▶ _What you will do_
Return the data exactly, with all pictures removed.

▶ _Data block_
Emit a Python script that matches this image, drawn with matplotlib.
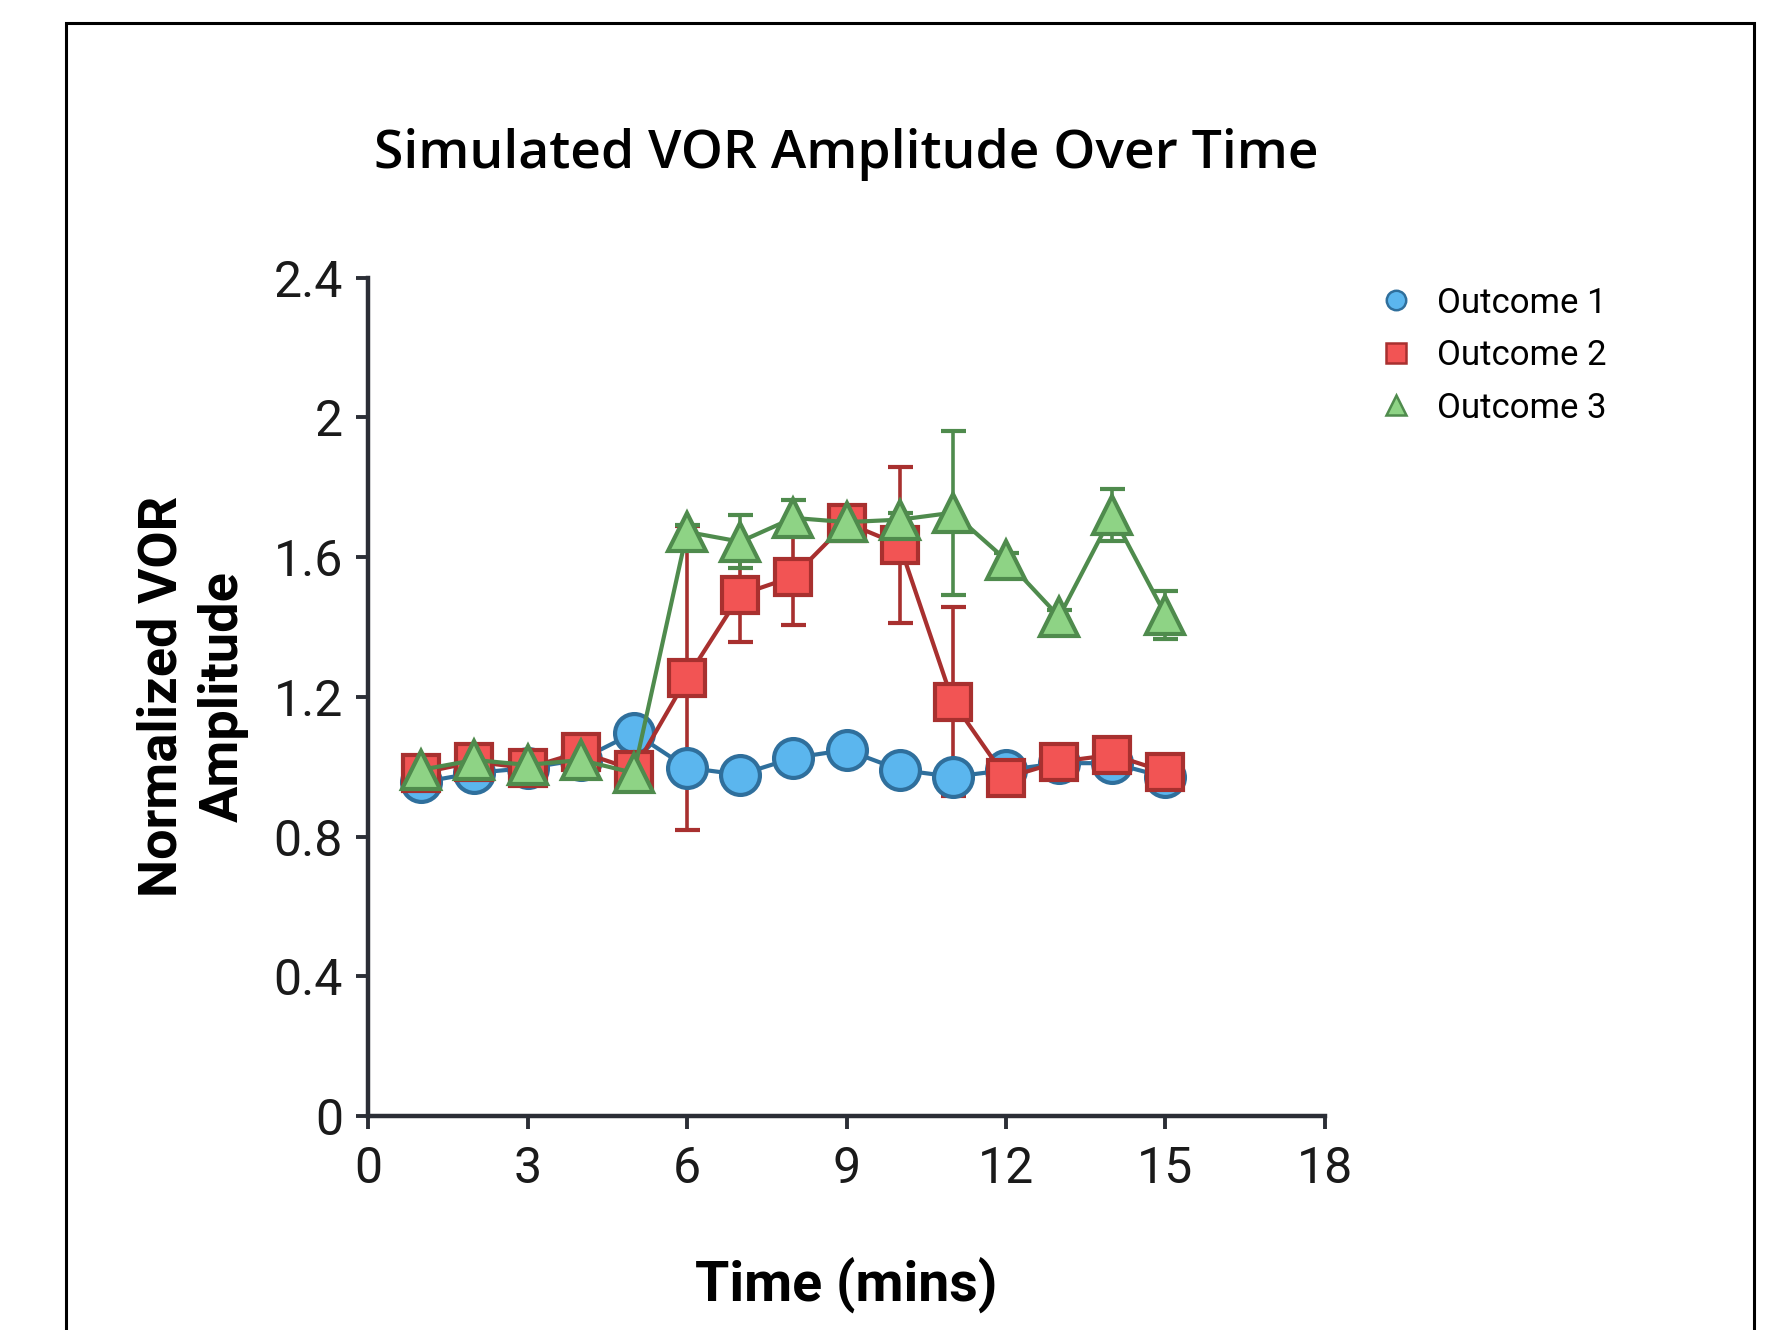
"""
VOR amplitude over time for three simulated outcomes, mean +/- error.
"""

import matplotlib
matplotlib.use("Agg")
import matplotlib.pyplot as plt
from matplotlib.lines import Line2D
from matplotlib.patches import Rectangle

time_mins = [1, 2, 3, 4, 5, 6, 7, 8, 9, 10, 11, 12, 13, 14, 15]

outcome1 = [0.955, 0.982, 0.996, 1.02, 1.097, 0.997, 0.977, 1.025, 1.048, 0.991, 0.971, 0.99, 1.01, 1.01, 0.97]
outcome1_err = [0.01] * 15

outcome2 = [0.982, 1.014, 0.996, 1.042, 0.991, 1.254, 1.492, 1.544, 1.698, 1.635, 1.186, 0.968, 1.014, 1.034, 0.985]
outcome2_err = [0.02, 0.02, 0.02, 0.02, 0.02, 0.434, 0.135, 0.138, 0.03, 0.223, 0.27, 0.02, 0.02, 0.02, 0.02]

outcome3 = [0.991, 1.019, 1.005, 1.019, 0.982, 1.672, 1.644, 1.712, 1.70, 1.707, 1.727, 1.592, 1.429, 1.721, 1.434]
outcome3_err = [0.02, 0.02, 0.02, 0.02, 0.02, 0.02, 0.075, 0.052, 0.02, 0.02, 0.235, 0.02, 0.02, 0.075, 0.07]

labels = ["Outcome 1", "Outcome 2", "Outcome 3"]
x_ticks = [0, 3, 6, 9, 12, 15, 18]
y_ticks = [0, 0.4, 0.8, 1.2, 1.6, 2.0, 2.4]
y_ticklabels = ["0", "0.4", "0.8", "1.2", "1.6", "2", "2.4"]

AXIS_COLOR = "#2b2e36"
styles = [
    dict(marker="o", face="#5bb6ee", edge="#2f6f9c", ms=28),
    dict(marker="s", face="#f25454", edge="#a8302f", ms=26),
    dict(marker="^", face="#8ed385", edge="#4f8b4d", ms=28),
]

plt.rcParams["font.family"] = ["Roboto", "DejaVu Sans"]

fig = plt.figure(figsize=(17.91, 13.30), dpi=100)
ax = fig.add_axes([0.2055, 0.1609, 0.5343, 0.6304])

series = [(outcome1, outcome1_err), (outcome2, outcome2_err), (outcome3, outcome3_err)]
for (vals, errs), st in zip(series, styles):
    ax.errorbar(time_mins, vals, yerr=errs, color=st["edge"], linewidth=3.0,
                elinewidth=2.6, capsize=9, capthick=2.6,
                marker=st["marker"], markersize=st["ms"],
                markerfacecolor=st["face"], markeredgecolor=st["edge"],
                markeredgewidth=3.0, clip_on=False)

ax.set_xlim(0, 18)
ax.set_ylim(0, 2.4)
ax.set_xticks(x_ticks)
ax.set_yticks(y_ticks)
ax.set_yticklabels(y_ticklabels)

for side in ("top", "right"):
    ax.spines[side].set_visible(False)
for side in ("left", "bottom"):
    ax.spines[side].set_linewidth(3.2)
    ax.spines[side].set_color(AXIS_COLOR)
ax.tick_params(direction="out", length=9, width=2.8, color=AXIS_COLOR,
               labelsize=36, labelcolor="#1a1a1a", pad=9)
ax.tick_params(axis="x", pad=12)

ax.set_xlabel("Time (mins)", fontsize=40, fontweight="bold", labelpad=46)
ax.set_ylabel("Normalized VOR\nAmplitude", fontsize=39, fontweight="bold",
              labelpad=18, linespacing=1.25)

fig.text(0.4725, 0.884, "Simulated VOR Amplitude Over Time", ha="center", va="center",
         fontsize=38.5, fontweight="semibold", family=["Open Sans", "DejaVu Sans"])

handles = [Line2D([], [], linestyle="none", marker=st["marker"], markersize=14,
                  markerfacecolor=st["face"], markeredgecolor=st["edge"],
                  markeredgewidth=1.8) for st in styles]
fig.legend(handles, labels, loc="upper left", bbox_to_anchor=(0.770, 0.7845),
           frameon=False, fontsize=25, handlelength=1.0, handletextpad=0.67,
           labelspacing=0.56, borderpad=0, borderaxespad=0)

# thin black frame around the panel, open at the bottom
fig.add_artist(Rectangle((66 / 1791, -0.1), (1754 - 66) / 1791, 1.1 - 23 / 1330,
                         transform=fig.transFigure, fill=False,
                         linewidth=2.2, edgecolor="black"))

fig.savefig("out.png", dpi=100)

▶ _The response_
Emit a Python script that matches this image, drawn with matplotlib.
"""
VOR amplitude over time for three simulated outcomes, mean +/- error.
"""

import matplotlib
matplotlib.use("Agg")
import matplotlib.pyplot as plt
from matplotlib.lines import Line2D
from matplotlib.patches import Rectangle

time_mins = [1, 2, 3, 4, 5, 6, 7, 8, 9, 10, 11, 12, 13, 14, 15]

outcome1 = [0.955, 0.982, 0.996, 1.02, 1.097, 0.997, 0.977, 1.025, 1.048, 0.991, 0.971, 0.99, 1.01, 1.01, 0.97]
outcome1_err = [0.01] * 15

outcome2 = [0.982, 1.014, 0.996, 1.042, 0.991, 1.254, 1.492, 1.544, 1.698, 1.635, 1.186, 0.968, 1.014, 1.034, 0.985]
outcome2_err = [0.02, 0.02, 0.02, 0.02, 0.02, 0.434, 0.135, 0.138, 0.03, 0.223, 0.27, 0.02, 0.02, 0.02, 0.02]

outcome3 = [0.991, 1.019, 1.005, 1.019, 0.982, 1.672, 1.644, 1.712, 1.70, 1.707, 1.727, 1.592, 1.429, 1.721, 1.434]
outcome3_err = [0.02, 0.02, 0.02, 0.02, 0.02, 0.02, 0.075, 0.052, 0.02, 0.02, 0.235, 0.02, 0.02, 0.075, 0.07]

labels = ["Outcome 1", "Outcome 2", "Outcome 3"]
x_ticks = [0, 3, 6, 9, 12, 15, 18]
y_ticks = [0, 0.4, 0.8, 1.2, 1.6, 2.0, 2.4]
y_ticklabels = ["0", "0.4", "0.8", "1.2", "1.6", "2", "2.4"]

AXIS_COLOR = "#2b2e36"
styles = [
    dict(marker="o", face="#5bb6ee", edge="#2f6f9c", ms=28),
    dict(marker="s", face="#f25454", edge="#a8302f", ms=26),
    dict(marker="^", face="#8ed385", edge="#4f8b4d", ms=28),
]

plt.rcParams["font.family"] = ["Roboto", "DejaVu Sans"]

fig = plt.figure(figsize=(17.91, 13.30), dpi=100)
ax = fig.add_axes([0.2055, 0.1609, 0.5343, 0.6304])

series = [(outcome1, outcome1_err), (outcome2, outcome2_err), (outcome3, outcome3_err)]
for (vals, errs), st in zip(series, styles):
    ax.errorbar(time_mins, vals, yerr=errs, color=st["edge"], linewidth=3.0,
                elinewidth=2.6, capsize=9, capthick=2.6,
                marker=st["marker"], markersize=st["ms"],
                markerfacecolor=st["face"], markeredgecolor=st["edge"],
                markeredgewidth=3.0, clip_on=False)

ax.set_xlim(0, 18)
ax.set_ylim(0, 2.4)
ax.set_xticks(x_ticks)
ax.set_yticks(y_ticks)
ax.set_yticklabels(y_ticklabels)

for side in ("top", "right"):
    ax.spines[side].set_visible(False)
for side in ("left", "bottom"):
    ax.spines[side].set_linewidth(3.2)
    ax.spines[side].set_color(AXIS_COLOR)
ax.tick_params(direction="out", length=9, width=2.8, color=AXIS_COLOR,
               labelsize=36, labelcolor="#1a1a1a", pad=9)
ax.tick_params(axis="x", pad=12)

ax.set_xlabel("Time (mins)", fontsize=40, fontweight="bold", labelpad=46)
ax.set_ylabel("Normalized VOR\nAmplitude", fontsize=39, fontweight="bold",
              labelpad=18, linespacing=1.25)

fig.text(0.4725, 0.884, "Simulated VOR Amplitude Over Time", ha="center", va="center",
         fontsize=38.5, fontweight="semibold", family=["Open Sans", "DejaVu Sans"])

handles = [Line2D([], [], linestyle="none", marker=st["marker"], markersize=14,
                  markerfacecolor=st["face"], markeredgecolor=st["edge"],
                  markeredgewidth=1.8) for st in styles]
fig.legend(handles, labels, loc="upper left", bbox_to_anchor=(0.770, 0.7845),
           frameon=False, fontsize=25, handlelength=1.0, handletextpad=0.67,
           labelspacing=0.56, borderpad=0, borderaxespad=0)

# thin black frame around the panel, open at the bottom
fig.add_artist(Rectangle((66 / 1791, -0.1), (1754 - 66) / 1791, 1.1 - 23 / 1330,
                         transform=fig.transFigure, fill=False,
                         linewidth=2.2, edgecolor="black"))

fig.savefig("out.png", dpi=100)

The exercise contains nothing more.